Predatory lending is a term that covers a variety of practices on the part of lenders who victimize borrowers in order to obtain funds to which they would not have access through honest means.
Predatory lenders will generally grant loans to any potential borrower, even if that borrower is obviously not able to repay it. Or, they might lend money to qualified borrowers and then engage in actions to get more money out of buyers than they are entitled to.
Most predatory lending practices happen in connection with mortgage loans. Some specific actions on the part of lenders that are considered to be predatory lending practices are as follows:
- Unjustified Risk-based Pricing: A lender may charge a higher interest rate for giving credit to borrowers identified by the lender as posing a greater credit risk. Lenders contend that this risk-based pricing is legitimate, because a higher percentage of loans made to less qualified borrowers can be expected to go into default. So they pose a higher risk of loss; the higher interest rates compensate for that. But some consumer groups contend that the higher prices are not always justified by an increased risk of default;
- Excessive Fees. Excessive fees are often disguised or downplayed, because they are not included in the interest rate of a loan. According to the Federal Deposit Insurance Corporation (FDIC), some lenders may charge fees totaling more than 5% of the amount of a mortgage loan. These are excessive. Excessive penalties for prepayment of a mortgage loan are an example;
- Balloon payments: A balloon payment is one very large payment that must be made at the end of a loan’s term. They are used by predatory lenders to make the monthly payment look low. So, in other words, the monthly payment is low, but there is a huge balloon payment due at the end of the loan. The borrower may not may not be able to afford the balloon payment. They may solve this problem by refinancing the loan, incurring new costs, or profits for lenders. Or, they default on the loan and lose the property;
- Loan Flipping. A lender may pressure a borrower to refinance, sometimes more than once, in order to generate fees and points for the lender each time. As a result, a borrower can end up trapped by an increasing debt burden or simply spending money they do not really need to spend;
- Asset-based Lending and Equity Stripping. In this situation, the lender makes a loan based on the borrower’s asset, e.g. a home or a car, rather than on their ability to repay the loan with their income from employment. When the person falls behind on payments, they risk losing their home or car. Older adults on fixed incomes who may own their homes may be targeted with loans. Lenders may offer them a home equity loan to fund home repairs or renovation. The loan payments are not really affordable to the borrowers, so they have difficulty repaying. They risk losing their home or other asset that is security for the loan.
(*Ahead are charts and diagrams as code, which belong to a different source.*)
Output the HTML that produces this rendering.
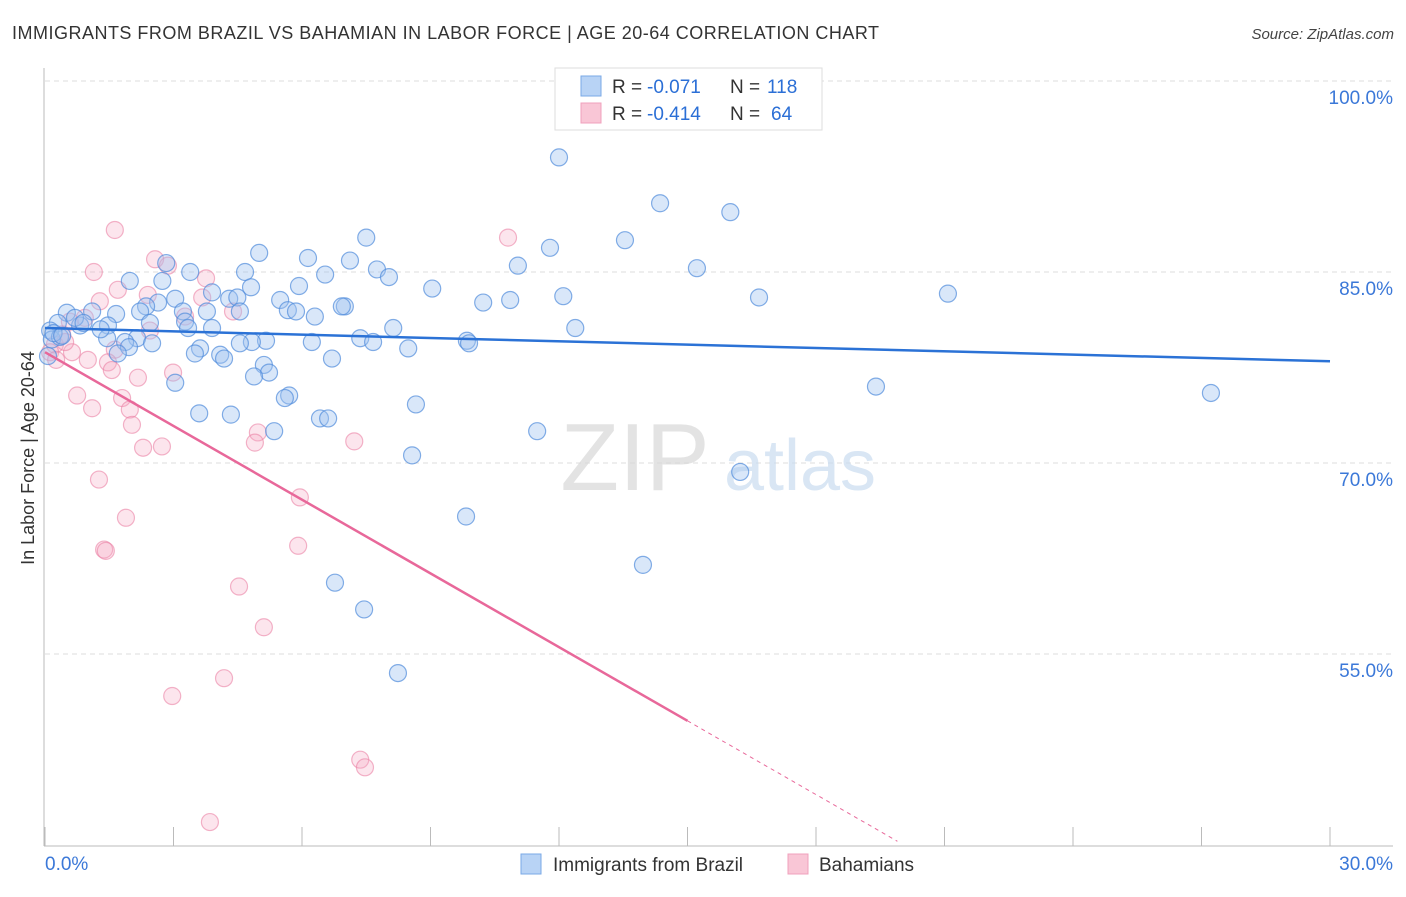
<!DOCTYPE html>
<html><head><meta charset="utf-8">
<style>
body{margin:0;background:#fff;font-family:"Liberation Sans",sans-serif;}
svg text{font-family:"Liberation Sans",sans-serif;}
</style></head>
<body>
<svg id="chart" width="1406" height="892" viewBox="0 0 1406 892">
<text x="12" y="39" font-size="18" fill="#333" textLength="867" lengthAdjust="spacing">IMMIGRANTS FROM BRAZIL VS BAHAMIAN IN LABOR FORCE | AGE 20-64 CORRELATION CHART</text>
<text x="1394" y="39" font-size="15" fill="#444" font-style="italic" text-anchor="end">Source: ZipAtlas.com</text>
<text x="34" y="458" font-size="18" fill="#333" text-anchor="middle" transform="rotate(-90 34 458)">In Labor Force | Age 20-64</text>
<g id="grid"></g>
<g id="wm">
<text x="635" y="490" font-size="96" fill="#d8d8d8" font-family="Liberation Serif" text-anchor="middle" opacity="0.7">ZIP</text>
<text x="800" y="490" font-size="72" fill="#c9dcf0" text-anchor="middle" opacity="0.7">atlas</text>
</g>
<g id="pts"></g>
<g id="lines"></g>
<g>
<rect x="555" y="68" width="267" height="62" fill="#fff" stroke="#ddd"/>
<rect x="581" y="76" width="20" height="20" fill="#b8d3f5" stroke="#7aa8e6"/>
<rect x="581" y="103" width="20" height="20" fill="#f9c6d6" stroke="#f0a0bc"/>
<text y="93" font-size="19" fill="#333"><tspan x="612">R =</tspan><tspan x="647" fill="#2b6fd6">-0.071</tspan><tspan x="730">N =</tspan><tspan x="767" fill="#2b6fd6">118</tspan></text>
<text y="120" font-size="19" fill="#333"><tspan x="612">R =</tspan><tspan x="647" fill="#2b6fd6">-0.414</tspan><tspan x="730">N =</tspan><tspan x="771" fill="#2b6fd6">64</tspan></text>
</g>
<g>
<rect x="521" y="854" width="20" height="20" fill="#b8d3f5" stroke="#7aa8e6"/>
<text x="553" y="871" font-size="19" fill="#333">Immigrants from Brazil</text>
<rect x="788" y="854" width="20" height="20" fill="#f9c6d6" stroke="#f0a0bc"/>
<text x="819" y="871" font-size="19" fill="#333">Bahamians</text>
</g>
</svg>
<script>
const yTicks=[55,70,85,100];
const yTickLabels=["55.0%","70.0%","85.0%","100.0%"];
const xEndLabels=["0.0%","30.0%"];
const brazilX=[12.0,14.36,16.0,13.54,11.79,7.5,5.0,6.14,7.12,11.04,15.22,7.75,6.54,4.67,3.39,8.03,2.83,1.98,2.74,5.93,9.04,4.81,3.9,12.1,16.67,21.08,10.86,10.23,4.3,4.49,3.04,5.49,7.0,6.93,2.64,2.36,5.67,5.86,4.55,3.78,3.22,2.22,6.3,1.66,1.1,0.51,12.38,8.13,3.9,3.27,3.34,2.45,1.47,0.82,0.3,0.12,2.15,1.45,7.36,7.66,9.85,9.9,6.23,5.16,4.83,4.55,2.5,1.87,1.96,8.48,3.62,3.5,1.7,4.09,4.18,6.7,5.11,5.23,4.88,3.04,19.4,27.22,5.7,5.6,8.66,3.6,4.34,6.42,6.61,5.35,11.49,8.57,16.23,9.83,13.96,6.77,7.45,8.24,0.16,0.07,0.35,0.7,0.2,0.9,1.3,0.4];
const brazilY=[94.0,90.4,89.7,87.5,86.9,87.7,86.5,86.1,85.9,85.5,85.3,85.2,84.8,85.0,85.0,84.6,85.7,84.3,84.3,83.9,83.7,83.8,83.4,83.1,83.0,83.3,82.8,82.6,82.9,83.0,82.9,82.8,82.3,82.3,82.6,82.3,82.0,81.9,81.9,81.9,81.9,81.9,81.5,81.7,81.9,81.8,80.6,80.6,80.6,81.1,80.6,81.0,80.8,80.8,81.0,80.4,79.8,79.8,79.8,79.5,79.6,79.4,79.5,79.6,79.5,79.4,79.4,79.5,79.1,79.0,79.0,78.6,78.6,78.5,78.2,78.2,77.7,77.1,76.8,76.3,76.0,75.5,75.3,75.1,74.6,73.9,73.8,73.5,73.5,72.5,72.5,70.6,69.3,65.8,62.0,60.6,58.5,53.5,79.7,78.4,79.9,81.4,80.2,81.0,80.5,80.0];
const bahX=[1.63,10.81,2.57,2.87,1.14,3.76,1.7,2.4,3.67,1.28,4.39,3.27,0.93,0.58,2.45,0.4,0.23,0.63,1.63,1.0,1.47,1.56,2.17,2.99,0.75,1.8,1.1,1.98,2.03,4.97,4.9,2.29,2.73,7.22,1.26,5.95,1.89,5.91,1.38,1.42,4.53,5.11,4.18,2.97,7.36,7.47,3.85,0.12,0.26,0.47];
const bahY=[88.3,87.7,86.0,85.5,85.0,84.5,83.6,83.2,83.0,82.7,81.9,81.5,81.4,81.1,80.4,80.1,79.3,78.7,78.9,78.1,77.9,77.3,76.7,77.1,75.3,75.1,74.3,74.2,73.0,72.4,71.6,71.2,71.3,71.7,68.7,67.3,65.7,63.5,63.2,63.1,60.3,57.1,53.1,51.7,46.7,46.1,41.8,78.7,78.1,79.5];
const brazilTrend=[80.6,-0.087]; // intercept, slope
const bahTrend=[78.7,-1.93];
const bahSolidEnd=15, bahDashEnd=19.9;

const NS="http://www.w3.org/2000/svg";
const X0=45,X1=1330,Y100=81,PX15=191;
const sx=v=>X0+(v/30)*(X1-X0);
const sy=v=>Y100+(100-v)/15*PX15;
function mk(tag,attrs,parent){const e=document.createElementNS(NS,tag);for(const k in attrs)e.setAttribute(k,attrs[k]);parent.appendChild(e);return e;}
const grid=document.getElementById('grid');
yTicks.forEach((t,i)=>{
  const l=mk('line',{x1:X0,x2:1393,y1:sy(t),y2:sy(t),stroke:'#ddd','stroke-dasharray':'5,4'},grid);
  
  
  const tx=mk('text',{x:1393,y:sy(t)+23,'font-size':19,fill:'#3b78d8','text-anchor':'end'},grid);
  tx.textContent=yTickLabels[i];
  
  
});
const ax=mk('line',{x1:44,x2:44,y1:68,y2:846,stroke:'#bbb'},grid);


const bx=mk('line',{x1:44,x2:1393,y1:846,y2:846,stroke:'#bbb'},grid);


for(let i=0;i<=10;i++){
  const t=mk('line',{x1:sx(i*3),x2:sx(i*3),y1:827,y2:846,stroke:'#bbb'},grid);
  
  
}
const xl=mk('text',{x:45,y:870,'font-size':19,fill:'#3b78d8'},grid);xl.textContent=xEndLabels[0];


const xr=mk('text',{x:1393,y:870,'font-size':19,fill:'#3b78d8','text-anchor':'end'},grid);xr.textContent=xEndLabels[1];



const pts=document.getElementById('pts');
bahX.forEach((v,i)=>{
  const c=mk('circle',{cx:sx(v),cy:sy(bahY[i]),r:8.5,fill:'rgba(245,170,195,0.3)',stroke:'rgba(235,130,165,0.6)','stroke-width':1.2},pts);
  
  
});
brazilX.forEach((v,i)=>{
  const c=mk('circle',{cx:sx(v),cy:sy(brazilY[i]),r:8.5,fill:'rgba(160,195,240,0.4)',stroke:'rgba(80,140,220,0.7)','stroke-width':1.2},pts);
  
  
});
const lines=document.getElementById('lines');
const f=(tr,x)=>tr[0]+tr[1]*x;
const bl=mk('line',{x1:sx(0),y1:sy(f(brazilTrend,0)),x2:sx(30),y2:sy(f(brazilTrend,30)),stroke:'#2b72d6','stroke-width':2.5},lines);


const pl=mk('line',{x1:sx(0),y1:sy(f(bahTrend,0)),x2:sx(bahSolidEnd),y2:sy(f(bahTrend,bahSolidEnd)),stroke:'#e8689a','stroke-width':2.5},lines);


const pd=mk('line',{x1:sx(bahSolidEnd),y1:sy(f(bahTrend,bahSolidEnd)),x2:sx(bahDashEnd),y2:sy(f(bahTrend,bahDashEnd)),stroke:'#e8689a','stroke-width':1,'stroke-dasharray':'4,4'},lines);


</script>
</body></html>
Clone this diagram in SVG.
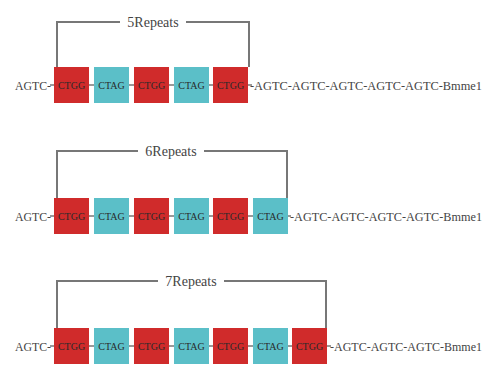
<svg xmlns="http://www.w3.org/2000/svg" width="492" height="368" viewBox="0 0 492 368">
  <style>
    .seq { font-family: "Liberation Serif", serif; font-size: 12.5px; fill: #444; }
    .lbl { font-family: "Liberation Serif", serif; font-size: 14px; fill: #444; text-anchor: middle; }
    .box-t { font-family: "Liberation Serif", serif; font-size: 10px; fill: #2a2a2a; text-anchor: middle; }
    .red { fill: #d02b2b; }
    .blue { fill: #5bbfc8; }
    .br { fill: none; stroke: #777; stroke-width: 2; }
    .link { stroke: #777; stroke-width: 1.5; }
  </style>
  <defs>
    <g id="rbox"><rect class="red" x="0" y="0" width="35" height="36"/><text class="box-t" x="17.5" y="21.5">CTGG</text></g>
    <g id="bbox"><rect class="blue" x="0" y="0" width="35" height="36"/><text class="box-t" x="17.5" y="21.5">CTAG</text></g>
  </defs>

  <!-- brackets and backbone lines -->
  <g id="connectors">
    <polyline class="br" points="57,67 57,22 249,22 249,67"/>
    <polyline class="br" points="57,198 57,151 287,151 287,198"/>
    <polyline class="br" points="57,328 57,281 326,281 326,328"/>
    <line class="link" x1="50" y1="85" x2="252" y2="85"/>
    <line class="link" x1="50" y1="216" x2="291" y2="216"/>
    <line class="link" x1="50" y1="346" x2="331" y2="346"/>
  </g>

  <!-- five repeats -->
  <g id="row5">
    <rect x="120" y="12" width="66" height="20" fill="#fff"/>
    <text class="lbl" x="153" y="27">5Repeats</text>
    <text class="seq" x="15" y="90" textLength="36" lengthAdjust="spacingAndGlyphs">AGTC-</text>
    <use href="#rbox" x="54" y="67"/>
    <use href="#bbox" x="94" y="67"/>
    <use href="#rbox" x="134" y="67"/>
    <use href="#bbox" x="174" y="67"/>
    <use href="#rbox" x="213" y="67"/>
    <text class="seq" x="250" y="90" textLength="232" lengthAdjust="spacingAndGlyphs">-AGTC-AGTC-AGTC-AGTC-AGTC-Bmme1</text>
  </g>

  <!-- six repeats -->
  <g id="row6">
    <rect x="138" y="141" width="66" height="20" fill="#fff"/>
    <text class="lbl" x="171" y="156">6Repeats</text>
    <text class="seq" x="15" y="221" textLength="36" lengthAdjust="spacingAndGlyphs">AGTC-</text>
    <use href="#rbox" x="54" y="198"/>
    <use href="#bbox" x="94" y="198"/>
    <use href="#rbox" x="134" y="198"/>
    <use href="#bbox" x="174" y="198"/>
    <use href="#rbox" x="213" y="198"/>
    <use href="#bbox" x="253" y="198"/>
    <text class="seq" x="290" y="221" textLength="192" lengthAdjust="spacingAndGlyphs">-AGTC-AGTC-AGTC-AGTC-Bmme1</text>
  </g>

  <!-- seven repeats -->
  <g id="row7">
    <rect x="158" y="271" width="66" height="20" fill="#fff"/>
    <text class="lbl" x="191" y="286">7Repeats</text>
    <text class="seq" x="15" y="351" textLength="36" lengthAdjust="spacingAndGlyphs">AGTC-</text>
    <use href="#rbox" x="54" y="328"/>
    <use href="#bbox" x="94" y="328"/>
    <use href="#rbox" x="134" y="328"/>
    <use href="#bbox" x="174" y="328"/>
    <use href="#rbox" x="213" y="328"/>
    <use href="#bbox" x="253" y="328"/>
    <use href="#rbox" x="292" y="328"/>
    <text class="seq" x="330" y="351" textLength="152" lengthAdjust="spacingAndGlyphs">-AGTC-AGTC-AGTC-Bmme1</text>
  </g>
</svg>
- Unnecessary Add-on Products or Services: A lender may persuade a borrower that they need additional products or services that they do not, in fact, need. An example would be a single-premium life insurance policy for a mortgage. The lender may convince a borrower that they need life insurance in case they die before their mortgage is paid off.
- The proceeds from the life insurance policy could be used to pay off the mortgage. In fact, a person would be wise to protect their ability to pay off their mortgage for various reasons, but a person should shop for life insurance for this purpose. A lender’s product may be overpriced or disadvantageous for other reasons;
- Steering: A lender may direct borrowers into expensive subprime loans, even when their credit history and other factors qualify them for prime loans. A subprime loan is a loan that is made to someone who is less creditworthy than others. Subprime loans are more expensive than regular loans made to creditworthy borrowers. A lender would steer a buyer into a more expensive loan in order to increase its profits at the expense of the borrower;
- Redlining: Redlining is a practice that directs people who were members of protected classes, e.g. African-Americans, away from particular neighborhoods by denying them mortgages for houses in those neighborhoods, even when they qualified for them. Or, lenders would refuse loans to creditworthy people who wanted to buy houses in certain neighborhoods on the basis of discrimination.
- Redlining practices were outlawed by the Fair Housing Act of 1968. But redlined neighborhoods are often targeted by predatory and subprime lenders.
Discrimination in lending has been outlawed by a number of state and federal laws, such as the federal Equal Credit Opportunity Act (ECOA). Lenders may not discriminate in their lending activities. Lenders may not discriminate in any part of a decision about making a loan on the basis of race, color, religion, national origin, gender, marital status, disability, age, receipt of income from a public assistance program, or sexual orientation. However, of course, as with so many things, while it is illegal, it does still happen.